— START SOURCE EXCERPT —

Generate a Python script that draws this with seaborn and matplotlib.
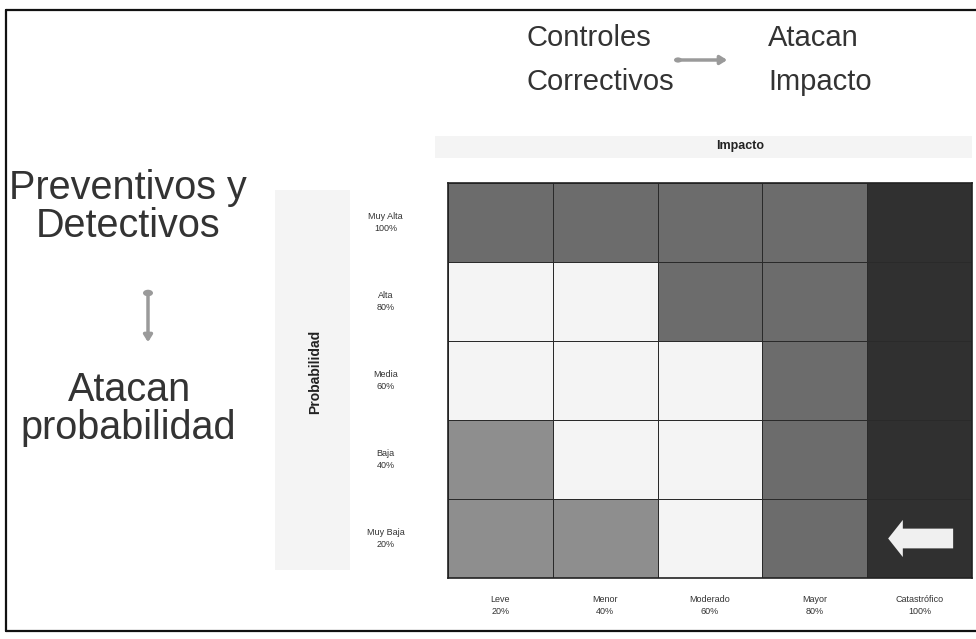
import numpy as np
import pandas as pd
import seaborn as sns
import matplotlib.pyplot as plt
from matplotlib import font_manager
from matplotlib.colors import ListedColormap
from matplotlib.patches import Rectangle, FancyArrow, FancyArrowPatch, Circle
from matplotlib.lines import Line2D

# Risk matrix: impact (columns) vs probability (rows)
impact_labels = ["Leve\n20%", "Menor\n40%", "Moderado\n60%", "Mayor\n80%", "Catastrófico\n100%"]
prob_labels = ["Muy Alta\n100%", "Alta\n80%", "Media\n60%", "Baja\n40%", "Muy Baja\n20%"]

# Risk level per cell (1 = bajo, 2 = moderado, 3 = alto, 4 = extremo)
row_muy_alta = [3, 3, 3, 3, 4]
row_alta = [2, 2, 3, 3, 4]
row_media = [2, 2, 2, 3, 4]
row_baja = [1, 2, 2, 3, 4]
row_muy_baja = [1, 1, 2, 3, 4]

level_colors = ["#8e8e8e", "#f4f4f4", "#6c6c6c", "#303030"]

risk = pd.DataFrame(
    [row_muy_alta, row_alta, row_media, row_baja, row_muy_baja],
    index=prob_labels, columns=impact_labels,
)

sns.set_theme(style="white")
plt.rcParams["font.family"] = ["Liberation Sans", "DejaVu Sans"]

installed = {f.name for f in font_manager.fontManager.ttflist}
if "Liberation Sans Narrow" in installed:
    narrow_family, narrow_size = ["Liberation Sans Narrow", "DejaVu Sans"], 25
else:
    narrow_family, narrow_size = ["Liberation Sans", "DejaVu Sans"], 21

W, H = 976, 639
fig = plt.figure(figsize=(W / 100, H / 100), dpi=100)
fig.patch.set_facecolor("white")


def fx(px):
    return px / W


def fy(py):
    return 1 - py / H


# light shaded bands behind the axis titles
fig.patches.append(Rectangle((fx(435), fy(158)), fx(972) - fx(435), fy(136) - fy(158),
                             transform=fig.transFigure, facecolor="#f4f4f4",
                             edgecolor="none", zorder=0))
fig.patches.append(Rectangle((fx(275), fy(570)), fx(350) - fx(275), fy(190) - fy(570),
                             transform=fig.transFigure, facecolor="#f4f4f4",
                             edgecolor="none", zorder=0))

# frame lines (left, top, bottom)
frame = dict(transform=fig.transFigure, color="#111111", linewidth=1.6, zorder=5)
fig.add_artist(Line2D([fx(6), fx(976)], [fy(10), fy(10)], **frame))
fig.add_artist(Line2D([fx(6), fx(976)], [fy(631), fy(631)], **frame))
fig.add_artist(Line2D([fx(6), fx(6)], [fy(10), fy(631)], **frame))

ax = fig.add_axes([fx(448), fy(578), fx(972) - fx(448), fy(183) - fy(578)])
cmap = ListedColormap(level_colors)
sns.heatmap(risk, ax=ax, cmap=cmap, vmin=0.5, vmax=4.5, cbar=False,
            linewidths=0.6, linecolor="#2a2a2a", square=False)
for s in ax.spines.values():
    s.set_visible(True)
    s.set_color("#222222")
    s.set_linewidth(1.2)

ax.set_xlabel("")
ax.set_ylabel("")
ax.tick_params(axis="both", length=0)
ax.tick_params(axis="y", pad=45)
ax.tick_params(axis="x", pad=12)
for t in ax.get_yticklabels():
    t.set_rotation(0)
    t.set_ha("center")
    t.set_va("center")
    t.set_fontsize(6.5)
    t.set_color("#333333")
    t.set_linespacing(1.5)
for t in ax.get_xticklabels():
    t.set_rotation(0)
    t.set_ha("center")
    t.set_fontsize(6.5)
    t.set_color("#333333")
    t.set_linespacing(1.5)

# arrow inside the catastrophic / very-low cell
ax.add_patch(FancyArrow(4.82, 4.5, -0.62, 0, width=0.25, head_width=0.47,
                        head_length=0.14, length_includes_head=True,
                        facecolor="#f0f0f0", edgecolor="none", zorder=4))

# axis titles
fig.text(fx(740), fy(146), "Impacto", ha="center", va="center",
         fontsize=9, fontweight="bold", color="#222222")
fig.text(fx(315), fy(372), "Probabilidad", ha="center", va="center",
         rotation=90, fontsize=10, fontweight="bold", color="#222222")

# headings
big = dict(fontsize=28.5, color="#333333", ha="center", va="center")
fig.text(fx(128), fy(188), "Preventivos y", **big)
fig.text(fx(128), fy(226), "Detectivos", **big)
fig.text(fx(130), fy(390), "Atacan", **big)
fig.text(fx(128), fy(428), "probabilidad", **big)

top = dict(fontsize=narrow_size, family=narrow_family, color="#333333",
           ha="left", va="center")
fig.text(fx(527), fy(38), "Controles", **top)
fig.text(fx(527), fy(82), "Correctivos", **top)
fig.text(fx(768), fy(38), "Atacan", **top)
fig.text(fx(768), fy(82), "Impacto", **top)

# connector arrows
fig.add_artist(FancyArrowPatch(
    (fx(676), fy(60)), (fx(730), fy(60)), transform=fig.transFigure,
    arrowstyle="-|>,head_length=4,head_width=2.5", color="#9a9a9a",
    linewidth=2.5))
fig.add_artist(Circle((fx(678), fy(60)), radius=4 / W, transform=fig.transFigure,
                      facecolor="#9a9a9a", edgecolor="none"))
fig.add_artist(FancyArrowPatch(
    (fx(148), fy(292)), (fx(148), fy(345)), transform=fig.transFigure,
    arrowstyle="-|>,head_length=4,head_width=2.5", color="#9a9a9a",
    linewidth=2.5))
fig.add_artist(Circle((fx(148), fy(293)), radius=5 / W, transform=fig.transFigure,
                      facecolor="#9a9a9a", edgecolor="none"))

fig.savefig("out.png", dpi=100)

— END SOURCE EXCERPT —

■ **WHAT THE TASK ASKS**
The required output is the number of lines containing the word "matplotlib", and nothing besides.

■ **CORRECT RESULT**
6